• Data records:
========================

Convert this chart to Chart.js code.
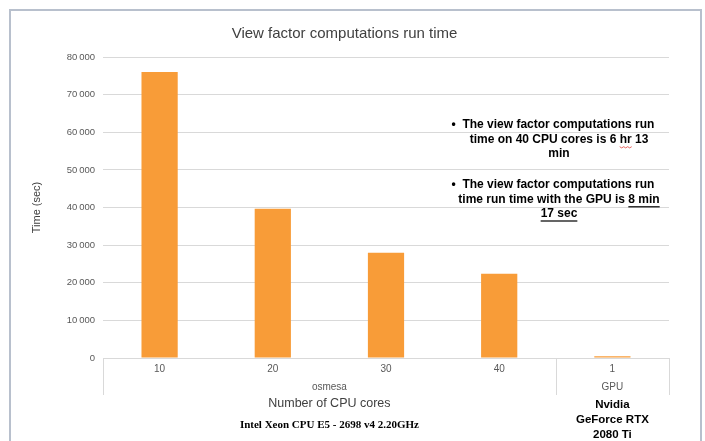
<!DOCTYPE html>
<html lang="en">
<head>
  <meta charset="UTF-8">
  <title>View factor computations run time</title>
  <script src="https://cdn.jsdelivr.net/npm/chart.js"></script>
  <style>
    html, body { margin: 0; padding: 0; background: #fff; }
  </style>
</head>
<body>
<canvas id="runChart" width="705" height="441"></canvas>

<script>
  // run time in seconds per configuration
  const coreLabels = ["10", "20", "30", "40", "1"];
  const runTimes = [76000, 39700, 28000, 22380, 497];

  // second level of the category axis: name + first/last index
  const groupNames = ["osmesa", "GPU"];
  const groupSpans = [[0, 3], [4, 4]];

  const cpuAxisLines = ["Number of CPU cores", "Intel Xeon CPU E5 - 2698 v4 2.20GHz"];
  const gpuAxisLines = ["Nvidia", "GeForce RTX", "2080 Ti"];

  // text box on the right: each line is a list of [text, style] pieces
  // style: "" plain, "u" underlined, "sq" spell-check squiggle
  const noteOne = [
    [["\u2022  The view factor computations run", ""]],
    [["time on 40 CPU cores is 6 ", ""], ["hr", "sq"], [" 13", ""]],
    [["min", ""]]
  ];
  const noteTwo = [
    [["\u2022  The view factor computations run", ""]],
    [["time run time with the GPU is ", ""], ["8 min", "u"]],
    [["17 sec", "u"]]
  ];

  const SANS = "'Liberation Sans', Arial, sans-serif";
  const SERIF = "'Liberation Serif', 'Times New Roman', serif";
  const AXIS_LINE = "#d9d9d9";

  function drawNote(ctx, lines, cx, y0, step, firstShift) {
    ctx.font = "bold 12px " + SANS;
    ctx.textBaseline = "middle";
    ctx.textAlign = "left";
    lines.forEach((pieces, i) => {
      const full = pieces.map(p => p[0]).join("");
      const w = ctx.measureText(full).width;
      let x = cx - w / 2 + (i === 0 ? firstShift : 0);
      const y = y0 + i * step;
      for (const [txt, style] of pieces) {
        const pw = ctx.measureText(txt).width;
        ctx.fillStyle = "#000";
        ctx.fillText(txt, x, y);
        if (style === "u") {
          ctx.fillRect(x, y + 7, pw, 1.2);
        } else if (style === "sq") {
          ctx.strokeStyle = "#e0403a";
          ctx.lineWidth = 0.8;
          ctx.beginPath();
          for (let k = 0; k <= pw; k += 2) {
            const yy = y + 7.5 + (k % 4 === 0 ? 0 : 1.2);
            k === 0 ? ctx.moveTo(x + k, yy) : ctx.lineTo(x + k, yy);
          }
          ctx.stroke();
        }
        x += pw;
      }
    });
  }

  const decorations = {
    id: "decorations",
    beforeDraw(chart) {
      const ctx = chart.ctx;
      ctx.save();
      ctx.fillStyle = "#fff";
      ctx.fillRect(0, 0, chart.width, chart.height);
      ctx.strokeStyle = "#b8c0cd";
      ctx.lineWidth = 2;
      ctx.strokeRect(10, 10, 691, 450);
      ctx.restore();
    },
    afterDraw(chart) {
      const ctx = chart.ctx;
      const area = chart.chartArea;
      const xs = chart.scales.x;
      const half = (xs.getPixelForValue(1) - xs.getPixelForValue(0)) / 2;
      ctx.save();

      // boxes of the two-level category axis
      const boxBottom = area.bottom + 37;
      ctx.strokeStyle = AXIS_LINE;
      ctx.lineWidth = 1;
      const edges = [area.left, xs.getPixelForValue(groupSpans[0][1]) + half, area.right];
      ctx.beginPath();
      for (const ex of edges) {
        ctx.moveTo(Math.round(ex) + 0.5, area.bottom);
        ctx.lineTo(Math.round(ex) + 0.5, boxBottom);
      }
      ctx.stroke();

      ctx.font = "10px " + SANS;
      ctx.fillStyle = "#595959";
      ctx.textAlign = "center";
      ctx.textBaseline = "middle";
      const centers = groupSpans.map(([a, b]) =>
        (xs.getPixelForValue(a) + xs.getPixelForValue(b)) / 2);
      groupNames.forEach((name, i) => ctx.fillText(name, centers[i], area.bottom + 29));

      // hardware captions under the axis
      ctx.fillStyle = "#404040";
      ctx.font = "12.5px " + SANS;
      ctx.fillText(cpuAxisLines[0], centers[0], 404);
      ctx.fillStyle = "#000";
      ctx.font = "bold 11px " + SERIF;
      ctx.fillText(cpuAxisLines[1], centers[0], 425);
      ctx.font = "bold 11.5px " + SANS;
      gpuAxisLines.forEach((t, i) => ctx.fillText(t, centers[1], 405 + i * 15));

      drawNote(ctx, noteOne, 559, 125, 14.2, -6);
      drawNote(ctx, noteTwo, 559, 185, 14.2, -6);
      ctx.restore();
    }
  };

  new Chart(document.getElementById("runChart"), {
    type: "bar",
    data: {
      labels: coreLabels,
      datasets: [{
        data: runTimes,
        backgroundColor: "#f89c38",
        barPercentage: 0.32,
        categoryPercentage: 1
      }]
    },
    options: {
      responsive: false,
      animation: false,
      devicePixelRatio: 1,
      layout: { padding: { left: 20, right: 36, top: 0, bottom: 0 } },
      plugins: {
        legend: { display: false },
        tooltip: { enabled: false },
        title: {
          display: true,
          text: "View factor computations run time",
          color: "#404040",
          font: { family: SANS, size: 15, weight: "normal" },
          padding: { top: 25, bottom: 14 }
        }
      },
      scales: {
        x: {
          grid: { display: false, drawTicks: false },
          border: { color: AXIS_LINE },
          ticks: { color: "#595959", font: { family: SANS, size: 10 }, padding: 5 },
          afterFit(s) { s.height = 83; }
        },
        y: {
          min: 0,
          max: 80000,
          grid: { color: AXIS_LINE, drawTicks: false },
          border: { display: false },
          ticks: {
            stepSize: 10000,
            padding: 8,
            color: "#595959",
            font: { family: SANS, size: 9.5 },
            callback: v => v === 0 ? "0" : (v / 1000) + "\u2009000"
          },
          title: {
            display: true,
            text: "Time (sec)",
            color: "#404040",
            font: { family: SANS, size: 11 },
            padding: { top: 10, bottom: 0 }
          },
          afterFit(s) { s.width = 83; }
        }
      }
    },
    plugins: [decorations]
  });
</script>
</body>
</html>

========================

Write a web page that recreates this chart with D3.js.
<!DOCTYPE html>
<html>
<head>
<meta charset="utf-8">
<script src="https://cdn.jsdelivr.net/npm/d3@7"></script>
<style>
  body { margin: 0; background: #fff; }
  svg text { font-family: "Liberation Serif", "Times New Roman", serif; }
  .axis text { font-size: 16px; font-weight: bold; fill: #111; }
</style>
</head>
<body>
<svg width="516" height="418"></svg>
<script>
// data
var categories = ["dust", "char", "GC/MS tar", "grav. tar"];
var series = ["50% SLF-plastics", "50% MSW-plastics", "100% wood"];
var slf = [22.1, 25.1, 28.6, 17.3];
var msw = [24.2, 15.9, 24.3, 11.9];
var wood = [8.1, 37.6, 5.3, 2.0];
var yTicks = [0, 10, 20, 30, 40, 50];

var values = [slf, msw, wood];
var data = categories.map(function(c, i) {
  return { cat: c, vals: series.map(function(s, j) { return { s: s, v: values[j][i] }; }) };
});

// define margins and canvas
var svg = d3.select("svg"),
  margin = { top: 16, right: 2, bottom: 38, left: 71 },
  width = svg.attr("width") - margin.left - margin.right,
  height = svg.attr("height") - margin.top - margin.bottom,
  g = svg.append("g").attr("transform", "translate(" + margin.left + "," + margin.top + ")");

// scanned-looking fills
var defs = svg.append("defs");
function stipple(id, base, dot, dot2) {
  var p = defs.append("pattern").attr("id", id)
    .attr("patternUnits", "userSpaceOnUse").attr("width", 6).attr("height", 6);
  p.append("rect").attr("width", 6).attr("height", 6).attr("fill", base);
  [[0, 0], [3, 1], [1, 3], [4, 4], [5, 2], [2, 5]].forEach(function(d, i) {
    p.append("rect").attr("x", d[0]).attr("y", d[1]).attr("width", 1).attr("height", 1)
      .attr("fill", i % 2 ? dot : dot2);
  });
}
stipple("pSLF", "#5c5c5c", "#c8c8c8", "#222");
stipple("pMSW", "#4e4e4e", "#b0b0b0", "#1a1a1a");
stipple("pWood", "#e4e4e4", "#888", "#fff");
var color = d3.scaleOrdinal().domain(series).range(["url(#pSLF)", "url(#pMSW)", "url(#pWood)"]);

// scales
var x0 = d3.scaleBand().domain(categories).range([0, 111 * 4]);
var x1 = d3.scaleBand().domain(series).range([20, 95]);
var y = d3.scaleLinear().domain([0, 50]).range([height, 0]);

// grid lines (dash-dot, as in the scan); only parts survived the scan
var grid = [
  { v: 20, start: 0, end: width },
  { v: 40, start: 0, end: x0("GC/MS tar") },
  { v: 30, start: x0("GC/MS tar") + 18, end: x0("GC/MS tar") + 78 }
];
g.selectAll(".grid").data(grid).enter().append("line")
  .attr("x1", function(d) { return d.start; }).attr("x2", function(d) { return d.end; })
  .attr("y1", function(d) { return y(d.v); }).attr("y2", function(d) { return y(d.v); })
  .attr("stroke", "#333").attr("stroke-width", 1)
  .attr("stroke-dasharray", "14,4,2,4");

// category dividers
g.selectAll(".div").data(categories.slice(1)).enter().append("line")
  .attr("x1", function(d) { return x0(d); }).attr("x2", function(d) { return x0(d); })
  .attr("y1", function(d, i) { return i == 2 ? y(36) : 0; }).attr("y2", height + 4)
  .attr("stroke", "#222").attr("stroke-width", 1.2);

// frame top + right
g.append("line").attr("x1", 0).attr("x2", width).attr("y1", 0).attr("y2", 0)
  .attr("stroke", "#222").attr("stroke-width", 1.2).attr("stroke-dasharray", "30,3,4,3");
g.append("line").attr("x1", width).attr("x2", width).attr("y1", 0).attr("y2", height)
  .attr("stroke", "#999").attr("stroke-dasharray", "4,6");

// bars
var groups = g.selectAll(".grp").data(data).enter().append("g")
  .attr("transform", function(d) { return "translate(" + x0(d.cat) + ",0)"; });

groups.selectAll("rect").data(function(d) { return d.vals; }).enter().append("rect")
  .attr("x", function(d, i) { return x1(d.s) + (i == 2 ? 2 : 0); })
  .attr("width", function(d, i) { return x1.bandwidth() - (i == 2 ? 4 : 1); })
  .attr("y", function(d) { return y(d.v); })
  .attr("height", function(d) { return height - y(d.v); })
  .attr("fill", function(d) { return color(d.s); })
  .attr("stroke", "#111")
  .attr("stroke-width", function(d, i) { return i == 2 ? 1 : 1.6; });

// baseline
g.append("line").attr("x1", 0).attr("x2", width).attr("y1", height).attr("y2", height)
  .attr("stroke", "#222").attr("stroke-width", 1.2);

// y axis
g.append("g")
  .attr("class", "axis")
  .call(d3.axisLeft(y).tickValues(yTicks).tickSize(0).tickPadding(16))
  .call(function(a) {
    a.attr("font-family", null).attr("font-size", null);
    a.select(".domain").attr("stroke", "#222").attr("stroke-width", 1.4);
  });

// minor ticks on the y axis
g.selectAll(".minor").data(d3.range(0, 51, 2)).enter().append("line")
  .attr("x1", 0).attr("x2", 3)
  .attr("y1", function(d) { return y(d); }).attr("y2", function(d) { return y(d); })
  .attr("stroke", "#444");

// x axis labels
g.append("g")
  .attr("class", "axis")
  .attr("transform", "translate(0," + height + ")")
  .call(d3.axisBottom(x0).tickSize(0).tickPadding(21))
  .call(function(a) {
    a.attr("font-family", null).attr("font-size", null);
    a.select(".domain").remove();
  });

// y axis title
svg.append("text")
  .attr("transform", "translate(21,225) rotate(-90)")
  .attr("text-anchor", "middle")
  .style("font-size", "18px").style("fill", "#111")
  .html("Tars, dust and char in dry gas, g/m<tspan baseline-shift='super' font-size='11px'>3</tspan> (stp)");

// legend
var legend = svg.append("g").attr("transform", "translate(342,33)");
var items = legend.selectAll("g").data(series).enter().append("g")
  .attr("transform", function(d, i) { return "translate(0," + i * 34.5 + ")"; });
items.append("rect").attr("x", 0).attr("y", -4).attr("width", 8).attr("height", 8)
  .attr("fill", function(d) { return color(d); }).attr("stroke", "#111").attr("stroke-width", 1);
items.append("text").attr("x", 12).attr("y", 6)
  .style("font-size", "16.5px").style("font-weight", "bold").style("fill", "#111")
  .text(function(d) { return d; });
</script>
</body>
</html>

========================

• Exercise requirements: State how many lines above include the word "with", and nothing more.

• Right answer: 2